The latest data from the Harvard Joint Center for Housing Studies, released in January, found that a record high 22.4 million renter households — or half of renters nationwide — were spending more than 30% of their income on rent in 2022. The number of affordable units — with rents under $600 — also dropped to 7.2 million that year, 2.1 million fewer than a decade earlier.
Those factors contributed to a dramatic rise in eviction filings and a record number of people becoming homeless.
“It’s one of the worst years we’ve ever seen,” said Whitney Airgood-Obrycki, a senior research associate at the Harvard center, who added that the level of cost-burdened households in 2022 had not been seen since the Great Recession in 2008, when 10 million Americans lost their homes to foreclosure.

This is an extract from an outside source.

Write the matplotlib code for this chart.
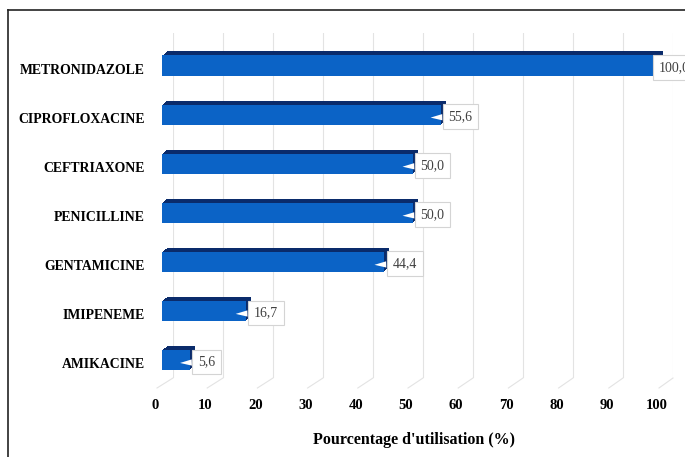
import matplotlib
matplotlib.use("Agg")
import matplotlib.pyplot as plt
from matplotlib.lines import Line2D
from matplotlib.transforms import IdentityTransform, offset_copy

categories = ["AMIKACINE", "IMIPENEME", "GENTAMICINE", "PENICILLINE",
              "CEFTRIAXONE", "CIPROFLOXACINE", "METRONIDAZOLE"]
values = [5.6, 16.7, 44.4, 50.0, 50.0, 55.6, 100.0]
value_labels = ["5,6", "16,7", "44,4", "50,0", "50,0", "55,6", "100,0"]
x_ticks = list(range(0, 101, 10))

W, H = 685, 457
fig = plt.figure(figsize=(W / 100, H / 100), dpi=100)

SERIF = "Liberation Serif"
FRONT = "#0b63c6"
DEPTH = "#0a2b6b"
GRID = "#e3e3e3"


def px_box(left, top, right, bottom):
    """Axes rectangle from pixel edges measured from the top-left corner."""
    return [left / W, 1 - bottom / H, (right - left) / W, (bottom - top) / H]


# back wall carrying the vertical gridlines
ax_back = fig.add_axes(px_box(173, 33, 673, 378))
ax_back.set_xlim(0, 100)
ax_back.set_ylim(0, 1)
ax_back.axis("off")
for t in x_ticks:
    ax_back.axvline(t, color=GRID, lw=0.8)

# bars: dark copies stepped up/right build the top and side faces
ax = fig.add_axes(px_box(162, 41, 663, 384.5))
pos = list(range(len(categories)))
for k in range(1, 6):
    depth_tf = offset_copy(ax.transData, fig=fig, x=k, y=0.8 * k, units="dots")
    ax.barh(pos, values, height=0.41, color=DEPTH, transform=depth_tf,
            zorder=2)
ax.barh(pos, values, height=0.41, color=FRONT, zorder=3)
ax.set_xlim(0, 100)
ax.set_ylim(-0.5, len(categories) - 0.5)
ax.axis("off")

cat_tf = offset_copy(ax.get_yaxis_transform(), fig=fig, x=-17, y=-5, units="dots")
for i, name in enumerate(categories):
    ax.text(0, i, name, transform=cat_tf, ha="right", va="center",
            fontfamily=SERIF, fontweight="bold", fontsize=9.9)

# value callouts
tip_tf = offset_copy(ax.transData, fig=fig, x=-10, y=-3, units="dots")
text_tf = offset_copy(ax.transData, fig=fig, x=8, y=-2, units="dots")
for i, (v, lab) in enumerate(zip(values, value_labels)):
    ax.annotate(lab, xy=(v, i), xycoords=tip_tf,
                xytext=(min(v, 97.6), i), textcoords=text_tf,
                ha="left", va="center", fontfamily=SERIF, fontsize=10,
                color="#404040", zorder=4, annotation_clip=False,
                bbox=dict(boxstyle="square,pad=0.42", fc="white",
                          ec="#d4d4d4", lw=0.8),
                arrowprops=dict(arrowstyle="wedge,tail_width=0.45,shrink_factor=0.5",
                                fc="white", ec="none", shrinkA=0, shrinkB=0))

# front floor edge with the tick labels
ax_tick = fig.add_axes(px_box(155, 380, 657, 398))
ax_tick.set_xlim(0, 100)
ax_tick.set_xticks(x_ticks)
ax_tick.set_xticklabels([str(t) for t in x_ticks], fontfamily=SERIF,
                        fontweight="bold", fontsize=10.5)
ax_tick.set_yticks([])
ax_tick.tick_params(axis="x", length=0, pad=1)
for s in ax_tick.spines.values():
    s.set_visible(False)
ax_tick.patch.set_visible(False)

# floor lines joining the front edge to the back wall
back_y = ax_back.transAxes.transform((0, 0))[1]
for t in x_ticks:
    x0 = ax_tick.transData.transform((t, 0))[0] + 2
    x1 = ax_back.transData.transform((t, 0))[0]
    fig.add_artist(Line2D([x0, x1], [back_y - 10, back_y], color=GRID,
                          lw=0.8, transform=IdentityTransform()))

fig.text(414 / W, 1 - 440 / H, "Pourcentage d'utilisation (%)",
         ha="center", va="center", fontfamily=SERIF, fontweight="bold",
         fontsize=11.5)

# outer frame (top and left edges)
fig.add_artist(Line2D([8 / W, 8 / W], [0, 1 - 10 / H], color="#222222", lw=1.2))
fig.add_artist(Line2D([8 / W, 1], [1 - 10 / H, 1 - 10 / H], color="#222222", lw=1.2))

fig.savefig("out.png", dpi=100)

After failing to make a significant dent in the problem over the last decade, state and federal lawmakers across the U.S. are making housing a priority in 2024 and throwing the kitchen sink at the issue — including proposals to enact eviction protections, institute zoning reforms, cap annual rent increases and dedicate tens of billions of dollars toward building more housing.
The hardest hit have been renters who made less than $30,000, and who, after paying rent and utilities, were left with just $310 a month on average, Airgood-Obrycki said.
“So you can certainly imagine the kinds of tradeoffs that have to happen,” she said. “Cost-burden renters are spending less on things like food and health care and retirement. So, there are significant implications for the long-term well-being of these households.”
In Denver, Colbert’s bathroom roof partly caved in from a leak last year, and the landlord delayed a fix even as rent went up $200 a month.